Let’s talk fire

Box Hill Institute's Andrea Read, one of the organisers of the Living with Bushfire Community Conference to be held on 7-8 October. 159679 Picture: Rob Carew

By Jesse Graham

WITH the fire season just around the corner, hundreds of Yarra Ranges residents will gather in Lilydale next month to talk about preparing, surviving, recovering from and living with bushfires.
The third annual Living with Bushfire Community Conference will be held at Box Hill Institute’s Lillydale Lakeside campus on Friday 7 and Saturday 8 October.
BHI’s Manager of Community Relationships Andrea Read said the event was in its third year, but that organisers had a clean slate when it came to organising the Yarra Ranges event.
She said the event covered all facets of living in a community with a high bushfire risk, particularly in the aftermath of 2009’s Black Saturday bushfires.
“It’s really just about sharing as much experience as we possibly can in this particular region,” Ms Read said.
“A lot of it is to get agency people understanding community, and the community understanding agency.”
Each day will have welcoming statements from dignitaries, followed by speeches from speakers, such as Emergency Management Commissioner Craig Lapsley, followed by Q&A panels and then four rooms of activities through the afternoon.
The rooms are split into themes of Personal, Place, Community and Workshops, and focus on aspects such as looking after country, resilience, preparing pets, emergency relief and engaging youth.
“There’s little things, like talk about bunkers – a lot of people have what they think is a safe bunker … but a lot of the bunkers aren’t up to scratch,” Ms Read said.
“It’s about knowing what you’re actually going to do in the situation – and it’s more than sitting down and writing a fire plan.
“It’s about really engaging and knowing that these particular services will happen, or this is what’s actually going to occur, and am I safe in this particular area; if the worst case scenario happens, what do I do about it?”
She said the event wasn’t about telling “horror stories”, but rather talking about the unpredictability of fire, and how to live in bushfire-prone areas safely.
Visitors to the conference will walk away with “an understanding of their place in a bushfire scenario”, Ms Read said.

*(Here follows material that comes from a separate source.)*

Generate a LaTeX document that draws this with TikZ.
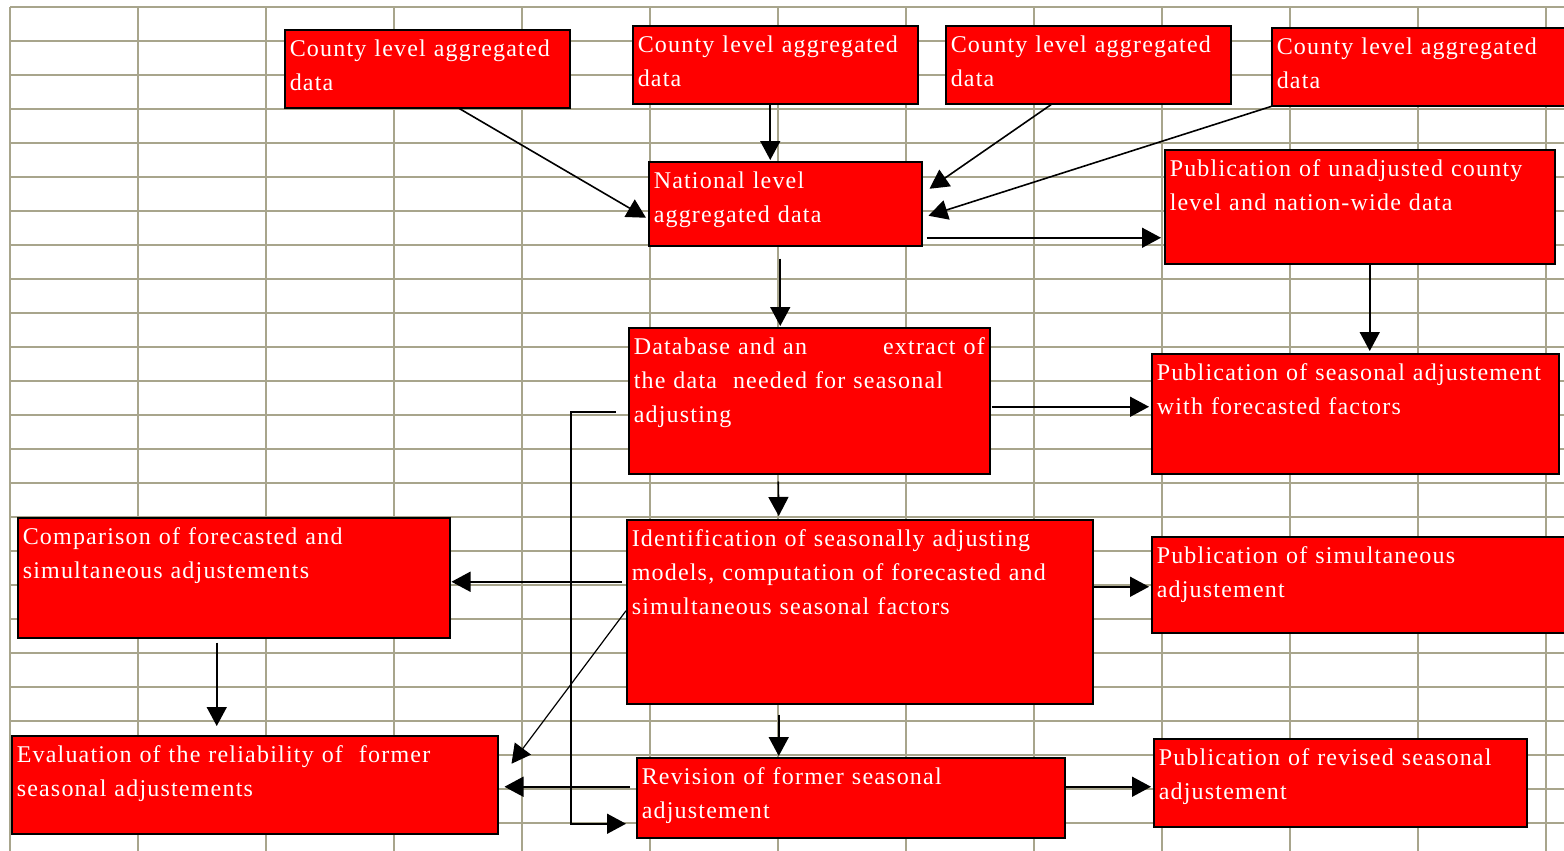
\documentclass[tikz,border=0pt]{standalone}
\usepackage{fontspec}
\setmainfont{Liberation Serif}[LetterSpace=5]
\usetikzlibrary{arrows.meta,calc}

\definecolor{gitterfarbe}{RGB}{168,165,140}

\tikzset{
  kasten/.style={draw=black, line width=0.75pt, fill=red, text=white,
    anchor=north west, align=left, inner xsep=2.5pt, inner ysep=0pt,
    text height=13.5pt, font=\fontsize{12pt}{17pt}\selectfont},
  pfeil/.style={line width=0.8pt, -{Triangle[length=9.5pt,width=10pt]}},
  gitter/.style={gitterfarbe, line width=1pt}
}

\begin{document}
\begin{tikzpicture}[x=0.5pt,y=-0.5pt]

  \useasboundingbox (0,0) rectangle (1564,851);
  \clip (0,0) rectangle (1564,851);

  % Tabellengitter
  \foreach \i in {0,...,12}
    \draw[gitter] (10+128*\i,7) -- (10+128*\i,851);
  \foreach \j in {0,...,24}
    \draw[gitter] (10,7+34*\j) -- (1564,7+34*\j);

  % Kreisdaten
  \node[kasten, text width=137.5pt, text depth=25.5pt] (cty1) at (284,29) {County level aggregated\\data};
  \node[kasten, text width=137.5pt, text depth=25.5pt] (cty2) at (632,25) {County level aggregated\\data};
  \node[kasten, text width=137.5pt, text depth=25.5pt] (cty3) at (945,25) {County level aggregated\\data};
  \node[kasten, text width=147pt, text depth=25.5pt] (cty4) at (1271,27) {County level aggregated\\data};

  % nationale Ebene
  \node[kasten, text width=131.5pt, text depth=28.5pt] (nat) at (648,161) {National level\\aggregated data};
  \node[kasten, text width=190pt, text depth=43.5pt] (pubunadj) at (1164,149) {Publication of unadjusted county\\level and nation-wide data};

  % Datenbank
  \node[kasten, text width=175.5pt, text depth=59.5pt] (db) at (628,327) {Database and an\hfill extract of\\the data\ \ needed for seasonal\\adjusting};
  \node[kasten, text width=198.5pt, text depth=46.5pt] (pubfc) at (1151,353) {Publication of seasonal adjustement\\with forecasted factors};

  % Saisonbereinigung
  \node[kasten, text width=211pt, text depth=46.5pt] (comp) at (17,517) {Comparison of forecasted and\\simultaneous adjustements};
  \node[kasten, text width=228pt, text depth=78.5pt] (ident) at (626,519) {Identification of seasonally adjusting\\models, computation of forecasted and\\simultaneous seasonal factors};
  \node[kasten, text width=204.5pt, text depth=34.5pt] (pubsim) at (1151,536) {Publication of simultaneous\\adjustement};

  % Revision
  \node[kasten, text width=238pt, text depth=35.5pt] (eval) at (11,735) {Evaluation of the reliability of\ \ former\\seasonal adjustements};
  \node[kasten, text width=209pt, text depth=26.5pt] (rev) at (636,757) {Revision of former seasonal\\adjustement};
  \node[kasten, text width=181.5pt, text depth=30.5pt] (pubrev) at (1153,738) {Publication of revised seasonal\\adjustement};

  % Pfeile oben
  \draw[pfeil] ($(cty1.south)+(32,0)$) -- ($(nat.west)+(-2,14)$);
  \draw[pfeil] ($(cty2.south)+(-5,0)$) -- ($(nat.north)+(-15,-1)$);
  \draw[pfeil] ($(cty3.south)+(-37,0)$) -- ($(nat.east)+(7,-15)$);
  \draw[pfeil] (cty4.south west) -- ($(nat.east)+(6,12)$);
  \draw[pfeil] ($(nat.east)+(4,34)$) -- ($(pubunadj.west)+(-3,31)$);
  \draw[pfeil] ($(nat.south)+(-5,12)$) -- ($(db.north)+(-29,-1)$);
  \draw[pfeil] ($(pubunadj.south)+(10,0)$) -- ($(pubfc.north)+(14.5,-2)$);

  % Pfeile Mitte
  \draw[pfeil] ($(db.east)+(1,6)$) -- ($(pubfc.west)+(-2,-7)$);
  \draw[pfeil] ($(db.south)+(-31,7)$) -- ($(ident.north)+(-81,-3)$);
  \draw[pfeil] ($(ident.west)+(-4,-30)$) -- ($(comp.east)+(1,4)$);
  \draw[pfeil] ($(ident.east)+(0,-25)$) -- ($(pubsim.west)+(-2,2)$);
  \draw[pfeil, line width=0.6pt] ($(ident.west)+(0,-1)$) -- ($(eval.east)+(13,-21)$);
  \draw[pfeil] ($(comp.south)+(-17,4)$) -- ($(eval.north)+(-38,-9)$);

  % Pfeile unten
  \draw[pfeil] ($(ident.south)+(-81,10)$) -- ($(rev.north)+(-72,-1)$);
  \draw[pfeil] ($(rev.west)+(-6,-11)$) -- ($(eval.east)+(6,2)$);
  \draw[pfeil] ($(rev.east)+(0,-11)$) -- ($(pubrev.west)+(-2,4)$);
  \draw[pfeil] ($(db.west)+(-12,11)$) -| ($(rev.west)+(-65,26)$) -- ($(rev.west)+(-10,26)$);

\end{tikzpicture}
\end{document}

“And the skills to actually manage that, going into, during and after; that they know what measures they’ll need to take and if the worst case scenario happens, then they know that on the other side of it, they actually will be okay.”

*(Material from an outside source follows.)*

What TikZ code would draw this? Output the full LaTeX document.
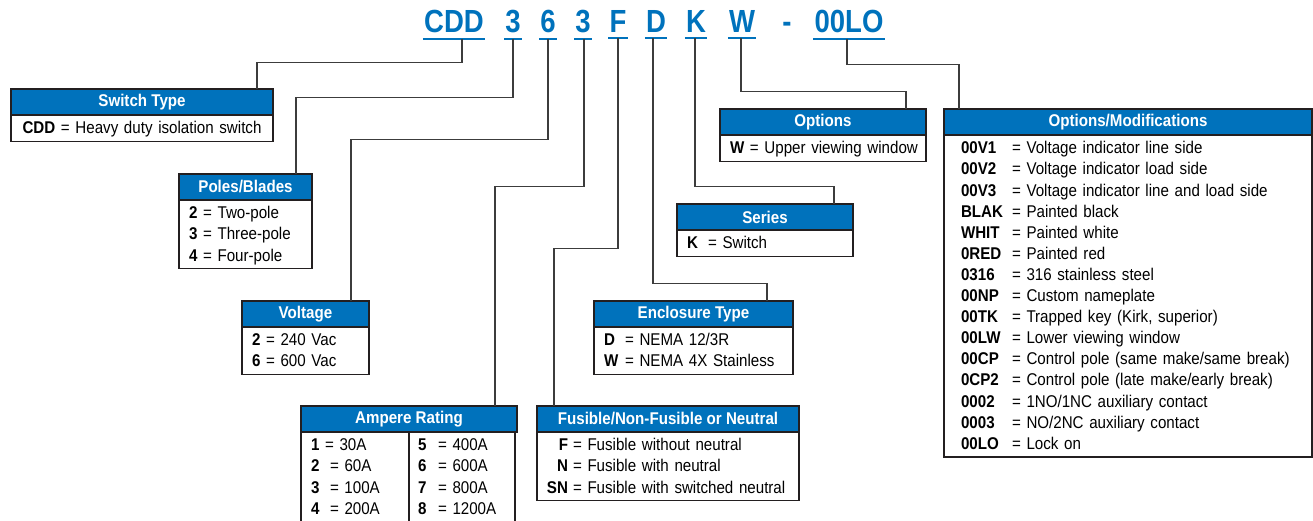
\documentclass[tikz,border=0pt]{standalone}
\usepackage{fontspec}
\setmainfont{Liberation Sans}[FakeStretch=0.89]
\newfontfamily\codefont{Liberation Sans}[FakeStretch=0.86]
\usepackage{tikz}
\usetikzlibrary{positioning}

\definecolor{hdblue}{RGB}{0,114,188}
\definecolor{boxline}{RGB}{35,31,32}
\definecolor{linkgray}{RGB}{60,60,60}

\newcommand{\rowstrut}{\rule[-5pt]{0pt}{21.1pt}}
\newcommand{\bodyfont}{\fontsize{17}{21.1}\selectfont}
\newcommand{\lcode}[2]{\makebox[#1][l]{\bfseries #2}}
\newcommand{\rcode}[2]{\makebox[#1][r]{\bfseries #2}\hspace{5pt}}

\tikzset{
  boxhead/.style={draw=boxline, line width=1.2pt, fill=hdblue, text=white,
    font=\bodyfont\bfseries, minimum height=26pt, minimum width=#1,
    inner sep=0pt, outer sep=0pt, anchor=north west},
  boxbody/.style={draw=boxline, line width=1.2pt, font=\bodyfont,
    text width=#1, inner xsep=10pt, inner ysep=2.7pt, outer sep=0pt,
    align=left, execute at begin node=\rowstrut, execute at end node=\rowstrut},
  codeltr/.style={font=\codefont\fontsize{32}{32}\selectfont\bfseries,
    text=hdblue, inner xsep=1pt, inner ysep=0pt, anchor=base},
  uline/.style={draw=hdblue, line width=2pt},
  link/.style={draw=linkgray, line width=1.4pt}
}

\begin{document}
\begin{tikzpicture}[x=1pt, y=-1pt]
  \useasboundingbox (0,0) rectangle (1313,520);

  % catalog number
  \node[codeltr] (cdd)  at (454,32) {CDD};
  \node[codeltr] (pole) at (513,32) {3};
  \node[codeltr] (volt) at (548,32) {6};
  \node[codeltr] (amp)  at (583,32) {3};
  \node[codeltr] (fus)  at (618,32) {F};
  \node[codeltr] (encl) at (656,32) {D};
  \node[codeltr] (ser)  at (696,32) {K};
  \node[codeltr] (opt)  at (742,32) {W};
  \node[codeltr] (dash) at (787,32) {-};
  \node[codeltr] (mods) at (849,32) {00LO};
  \foreach \c in {cdd,pole,volt,amp,fus,encl,ser,opt,mods}
    \draw[uline] ([yshift=-6pt]\c.south west) -- ([yshift=-6pt]\c.south east);

  % switch type
  \node[boxhead=262pt] (swhd) at (11,89) {Switch Type};
  \node[boxbody=242pt, align=center, below=0pt of swhd] (swbody)
    {\textbf{CDD} = Heavy duty isolation switch};

  % poles
  \node[boxhead=133pt] (polehd) at (179,174) {Poles/Blades};
  \node[boxbody=113pt, below=0pt of polehd] (polebody)
    {\textbf{2} = Two-pole\\ \textbf{3} = Three-pole\\ \textbf{4} = Four-pole};

  % voltage
  \node[boxhead=127pt] (volthd) at (242,301) {Voltage};
  \node[boxbody=107pt, below=0pt of volthd] (voltbody)
    {\textbf{2} = 240 Vac\\ \textbf{6} = 600 Vac};

  % ampere rating
  \node[boxhead=216pt] (amphd) at (301,406) {Ampere Rating};
  \node[boxbody=88pt, below right=0pt and 0pt of amphd.south west] (ampleft)
    {\textbf{1} = 30A\\ \lcode{19pt}{2}= 60A\\ \lcode{19pt}{3}= 100A\\ \lcode{19pt}{4}= 200A};
  \node[boxbody=88pt, inner xsep=9pt, right=0pt of ampleft] (ampright)
    {\lcode{20pt}{5}= 400A\\ \lcode{20pt}{6}= 600A\\ \lcode{20pt}{7}= 800A\\ \lcode{20pt}{8}= 1200A};

  % fusible
  \node[boxhead=262pt] (fushd) at (537,406) {Fusible/Non-Fusible or Neutral};
  \node[boxbody=242pt, below=0pt of fushd] (fusbody)
    {\rcode{21pt}{F}= Fusible without neutral\\
     \rcode{21pt}{N}= Fusible with neutral\\
     \rcode{21pt}{SN}= Fusible with switched neutral};

  % enclosure
  \node[boxhead=199pt] (enclhd) at (594,301) {Enclosure Type};
  \node[boxbody=179pt, below=0pt of enclhd] (enclbody)
    {\lcode{21pt}{D}= NEMA 12/3R\\ \lcode{21pt}{W}= NEMA 4X Stainless};

  % series
  \node[boxhead=176pt] (serhd) at (677,204) {Series};
  \node[boxbody=156pt, below=0pt of serhd] (serbody)
    {\lcode{21pt}{K}= Switch};

  % options
  \node[boxhead=206pt] (opthd) at (720,109) {Options};
  \node[boxbody=186pt, below=0pt of opthd] (optbody)
    {\mbox{\textbf{W} = Upper viewing window}};

  % options/modifications
  \node[boxhead=368pt] (modhd) at (944,109) {Options/Modifications};
  \node[boxbody=334pt, inner xsep=17pt, below=0pt of modhd] (modbody)
    {\lcode{51pt}{00V1}= Voltage indicator line side\\
     \lcode{51pt}{00V2}= Voltage indicator load side\\
     \lcode{51pt}{00V3}= Voltage indicator line and load side\\
     \lcode{51pt}{BLAK}= Painted black\\
     \lcode{51pt}{WHIT}= Painted white\\
     \lcode{51pt}{0RED}= Painted red\\
     \lcode{51pt}{0316}= 316 stainless steel\\
     \lcode{51pt}{00NP}= Custom nameplate\\
     \lcode{51pt}{00TK}= Trapped key (Kirk, superior)\\
     \lcode{51pt}{00LW}= Lower viewing window\\
     \lcode{51pt}{00CP}= Control pole (same make/same break)\\
     \lcode{51pt}{0CP2}= Control pole (late make/early break)\\
     \lcode{51pt}{0002}= 1NO/1NC auxiliary contact\\
     \lcode{51pt}{0003}= NO/2NC auxiliary contact\\
     \lcode{51pt}{00LO}= Lock on};

  % connectors
  \draw[link] ([xshift=8pt,yshift=-6pt]cdd.south) -- ++(0,24) -| ([xshift=-16pt]swhd.north east);
  \draw[link] ([yshift=-6pt]pole.south) -- ++(0,59) -| ([xshift=-16pt]polehd.north east);
  \draw[link] ([yshift=-6pt]volt.south) -- ++(0,101) -| ([xshift=-18pt]volthd.north east);
  \draw[link] ([xshift=1pt,yshift=-6pt]amp.south) -- ++(0,148) -| ([xshift=-22pt]amphd.north east);
  \draw[link] ([yshift=-6pt]fus.south) -- ++(0,210) -| ([xshift=17pt]fushd.north west);
  \draw[link] ([xshift=-3pt,yshift=-6pt]encl.south) -- ++(0,245) -| ([xshift=-26pt]enclhd.north east);
  \draw[link] ([xshift=-1pt,yshift=-6pt]ser.south) -- ++(0,148) -| ([xshift=-19pt]serhd.north east);
  \draw[link] ([xshift=-1pt,yshift=-6pt]opt.south) -- ++(0,53) -| ([xshift=-20pt]opthd.north east);
  \draw[link] ([xshift=-2pt,yshift=-6pt]mods.south) -- ++(0,26) -| ([xshift=15pt]modhd.north west);
\end{tikzpicture}
\end{document}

Ms Read said speakers for the event, many of whom were experts in their field, had donated their time to make presentations at the event.
“That’s the really good thing about it, is that the people who are presenting are doing it just because they believe this is an important issue,” she said.

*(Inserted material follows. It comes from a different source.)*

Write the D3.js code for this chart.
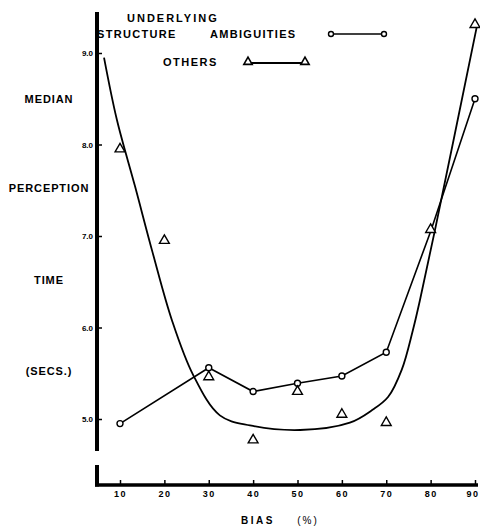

For the first time in the event’s three years, a youth symposium was run before the conference with Year 9-12 students from Lilydale High School, Lilydale Heights, Cire Services and Doncaster Secondary College.
“It’s the first time it’s ever been done, looking at how the youth perceive this – we worked with Parks Victoria and the CFA closely on this particular project and it’s one that we’ve all said ‘We need to do this every year, regardless of the conference’,” Ms Read said.
“I remember walking in the room and one of the things on the board that one of the kids had written was, ‘Don’t have a teacher tell me, have someone who actually experienced it tell me,’ – they all sort of came out of it saying they had a much better understanding.”
The students in the symposium will present their experiences to the conference over the weekend.
Entry to the conference, which is sponsored by the CFA, the Department of Environment, Land, Water and Planning (DELWP), the Department of Health and Human Services (DHHS), MFB, Melbourne Water, Box Hill Institute, Parks Victoria, Victoria Police, VicRoads and Yarra Ranges Council, is $20 per person per day, which includes morning and afternoon tea and lunch.
A dinner event will be held at Mitchell’s View restaurant on the campus on Friday, 7 October from 6pm, and entry is $50 per person.